Assuming there is no further stalling or litigation by the government, Employment Authorization Documents (EADs) may finally be on their way to approximately 75,000 foreign nationals who have been waiting for them, in some cases for months, after having approved application notices in hand.
In Subramanya v. USCIS, federal District Judge Algenon L. Marbley issued a temporary order giving USCIS seven days to produce the backlogged cards. Judge Marbley agreed to continue the hearing on the preliminary injunction until August 24, 2020 to allow the parties time to negotiate a consent degree to resolve the claims. Form I-9 rules do not allow many categories of “alien authorized to work” employees to use the petition approval notices to prove authorization to work—the actual EAD is often needed under the rules.
Since deciding to cancel the printing contract with an outside vendor and bring the production of Green Cards and EADs in-house, USCIS has been unable or unwilling to address the demand or eliminate the backlog. The agency’s plan to hire more workers for this task appears to have been put on hold because of financial mismanagement, or political maneuvering, despite being a fee-based service that has had no financial issues until this year.

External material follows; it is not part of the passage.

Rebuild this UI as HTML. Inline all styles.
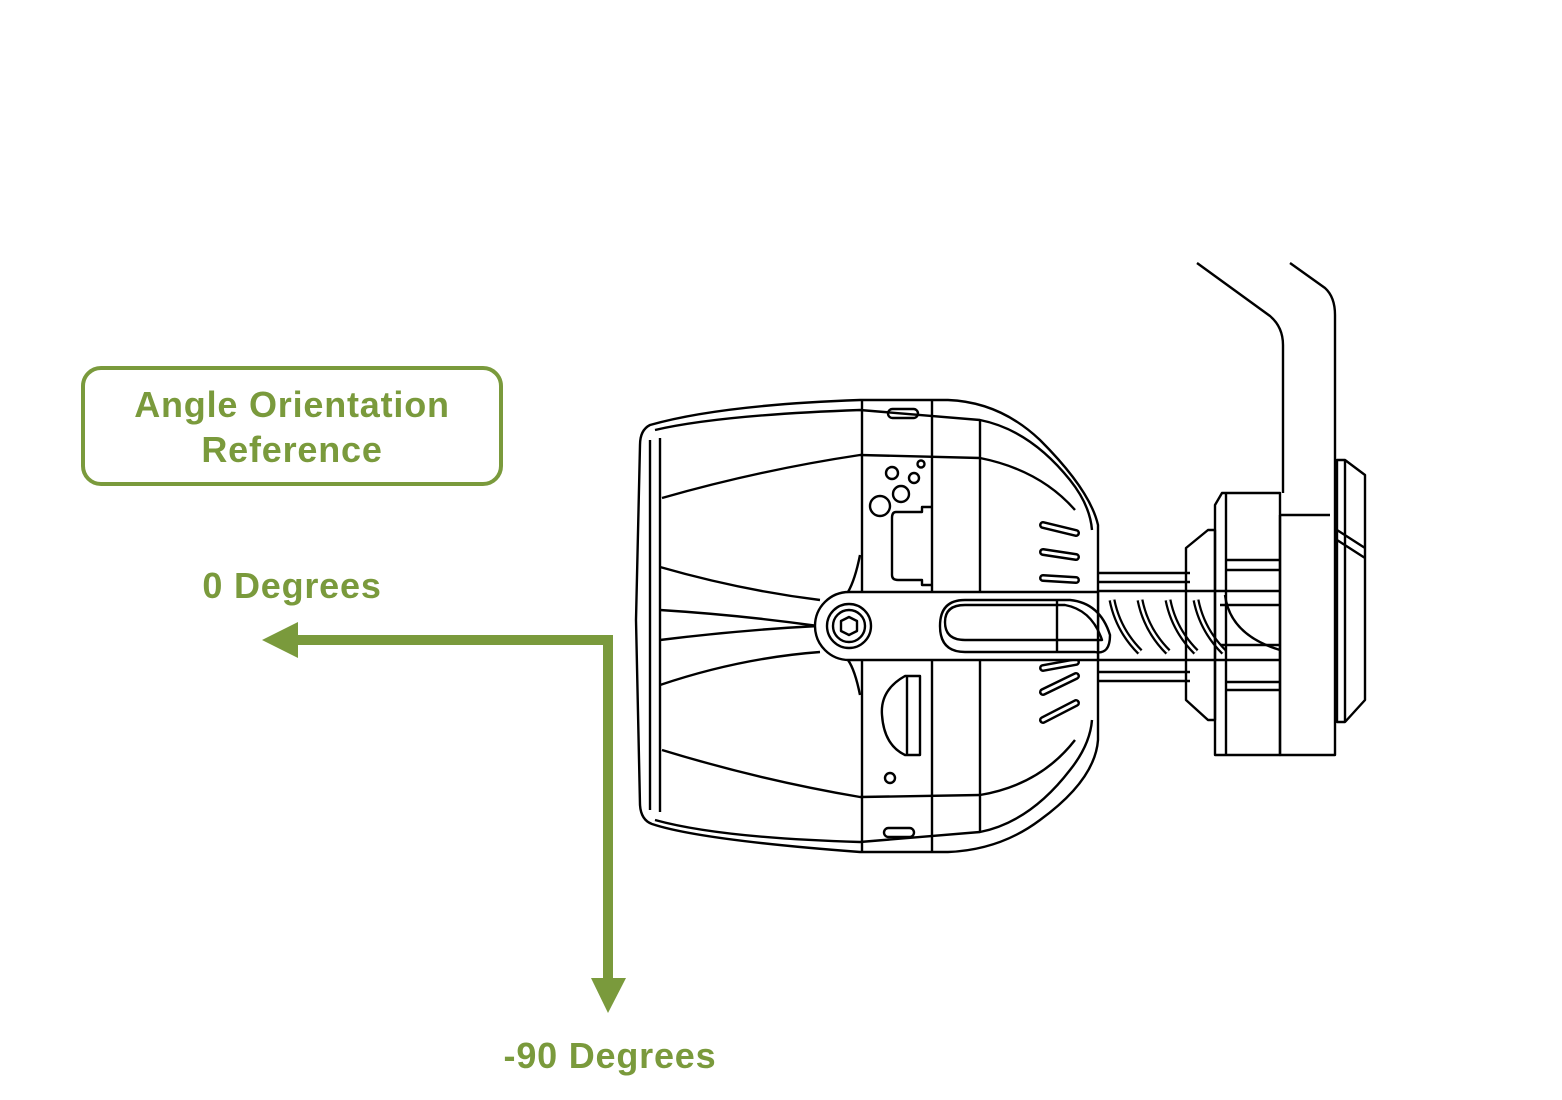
<!DOCTYPE html>
<html><head><meta charset="utf-8"><style>
html,body{margin:0;padding:0;background:#fff;width:1562px;height:1100px;overflow:hidden}
svg{display:block}
text{font-family:"Liberation Sans",sans-serif;font-weight:bold;fill:#7a9a3c;letter-spacing:0.8px}
</style></head><body>
<svg width="1562" height="1100" viewBox="0 0 1562 1100">
<rect x="83" y="368" width="418" height="116" rx="18" fill="none" stroke="#7a9a3c" stroke-width="4"/>
<text x="292" y="417" font-size="36" text-anchor="middle">Angle Orientation</text>
<text x="292" y="462" font-size="36" text-anchor="middle">Reference</text>
<text x="292" y="598" font-size="36" text-anchor="middle">0 Degrees</text>
<text x="610" y="1068" font-size="36" text-anchor="middle">-90 Degrees</text>
<path d="M613 640 H296" stroke="#7a9a3c" stroke-width="10" fill="none"/>
<polygon points="262,640 298,622 298,658" fill="#7a9a3c"/>
<path d="M608 635 V980" stroke="#7a9a3c" stroke-width="10" fill="none"/>
<polygon points="608,1013 591,978 626,978" fill="#7a9a3c"/>
<g fill="none" stroke="#000" stroke-width="2.4" stroke-linejoin="round">
<path d="M1197 263 L1270 316 Q1283 327 1283 345 V493"/>
<path d="M1290 263 L1325 288 Q1335 297 1335 315 V515"/>
<path d="M650 425 Q640 430 640 445 L636 620 L640 805 Q641 820 652 824 Q700 840 860 852 L948 852 Q1000 850 1040 820 Q1095 780 1098 740 L1098 525 Q1090 490 1040 440 Q1000 402 948 400 L860 400 Q720 405 650 425 Z"/>
<path d="M655 430 Q720 415 860 410 L980 420 Q1030 430 1070 480 Q1090 505 1092 530"/>
<path d="M655 820 Q720 838 860 842 L980 832 Q1030 822 1070 770 Q1090 745 1092 720"/>
<path d="M660 438 V812"/><path d="M650 440 V810"/>
<path d="M862 400 V852"/><path d="M932 400 V852"/><path d="M980 420 V832"/>
<path d="M662 498 Q760 470 860 455 L980 458 Q1040 470 1075 510"/>
<path d="M662 750 Q760 780 860 797 L980 795 Q1040 785 1075 740"/>
<path d="M660 567 Q740 590 820 600"/><path d="M660 685 Q740 658 820 652"/>
<path d="M660 610 Q740 615 818 626 Q740 630 660 640"/>
<path d="M860 555 Q855 580 848 592"/><path d="M860 695 Q855 670 848 660"/>
<rect x="888" y="409" width="30" height="9" rx="4.5"/>
<rect x="884" y="828" width="30" height="9" rx="4.5"/>
<circle cx="892" cy="473" r="6"/><circle cx="914" cy="478" r="5"/><circle cx="921" cy="464" r="3.5"/><circle cx="901" cy="494" r="8"/><circle cx="880" cy="506" r="10"/><circle cx="890" cy="778" r="5"/>
<path d="M932 507 H922 V512 H896 Q892 512 892 518 V575 Q892 580 898 580 H922 V585 H932"/>
<path d="M920 676 H905 Q880 690 882 715 Q884 745 905 755 H920 Z"/><path d="M907 676 V755"/>
<path d="M1043 525 L1076 533 M1043 552 L1076 557 M1043 578 L1076 580" stroke-width="8" stroke-linecap="round"/>
<path d="M1043 525 L1076 533 M1043 552 L1076 557 M1043 578 L1076 580" stroke="#fff" stroke-width="3" stroke-linecap="round"/>
<path d="M1043 668 L1076 662 M1043 692 L1076 676 M1043 720 L1076 703" stroke-width="8" stroke-linecap="round"/>
<path d="M1043 668 L1076 662 M1043 692 L1076 676 M1043 720 L1076 703" stroke="#fff" stroke-width="3" stroke-linecap="round"/>
<path d="M849 592 H1098 V660 H849 A34 34 0 0 1 849 592 Z" fill="#fff"/>
<circle cx="849" cy="626" r="22"/><circle cx="849" cy="626" r="16"/>
<polygon points="849,617 857,621 857,631 849,635 841,631 841,621"/>
<path d="M965 600 H1070 Q1100 603 1110 635 Q1110 655 1095 652 H965 Q940 652 940 626 Q940 600 965 600 Z"/>
<path d="M965 605 H1065 Q1092 610 1102 640 H965 Q945 640 945 622 Q945 605 965 605Z"/>
<path d="M1057 600 V652"/>
<path d="M1098 573 H1190 M1098 582 H1190 M1098 672 H1190 M1098 681 H1190"/>
<path d="M1098 591 H1280 M1098 660 H1280 M1220 605 H1280 M1220 645 H1280"/>
<path d="M1112 600 Q1118 630 1140 652 M1140 600 Q1146 630 1168 652 M1168 600 Q1174 630 1196 652 M1196 600 Q1202 630 1224 652" stroke-width="7"/>
<path d="M1112 600 Q1118 630 1140 652 M1140 600 Q1146 630 1168 652 M1168 600 Q1174 630 1196 652 M1196 600 Q1202 630 1224 652" stroke="#fff" stroke-width="2.5"/>
<path d="M1225 595 Q1230 635 1280 650"/>
<path d="M1186 548 L1208 530 H1215 V720 H1208 L1186 700 Z"/>
<path d="M1215 505 L1222 493 H1280 V755 H1215 Z"/>
<path d="M1226 493 V755 M1226 560 H1280 M1226 690 H1280 M1226 570 H1280 M1226 682 H1280"/>
<path d="M1280 515 H1330 M1280 515 V755 H1335 V515"/>
<path d="M1337 460 H1345 L1365 475 V700 L1345 722 H1337 Z M1345 460 V722 M1337 530 L1365 548 M1337 540 L1365 558"/>
</g>
</svg>
</body></html>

Plaintiffs in Subramanya argued USCIS abused its power in an egregious and outrageous manner either with the intention of harming the plaintiffs or out of deliberate indifference to the harms caused. Plaintiffs waiting for EADs have lost wages, lost healthcare, lost jobs, lost the ability to support their families and have even been forced into homeless shelters. Employers have been forced to terminate valuable employees, losing their expertise and talents. Judge Marbley wrote that although there is no statutory time frame for producing EADs, that “does not mean the agency retains unfettered discretion to issue EADs at any time they wish.”
Since the failure to produce the EADs is a self-inflicted wound, USCIS needs to take responsibility and solve the problem. The solution may come in the form of a consent decree. If the agency cannot produce the cards, perhaps it should consider a temporary adjustment to Form I-9 List A documents and allow foreign nationals to work on the basis of their EAD approvals alone. This would help employees and employers who are already dealing with the COVID-19 crisis. Although those waiting for Green Cards are not part of this litigation, they have been similarly hindered by the lack of card production and also need some form of relief.
It is interesting to note that the named plaintiff in the case has received her EAD but Judge Marbley dismissed the agency’s argument that this made the case moot. Among other things, he noted that the agency cannot just pick off one plaintiff and expect that to mean that the proposed class cannot move forward.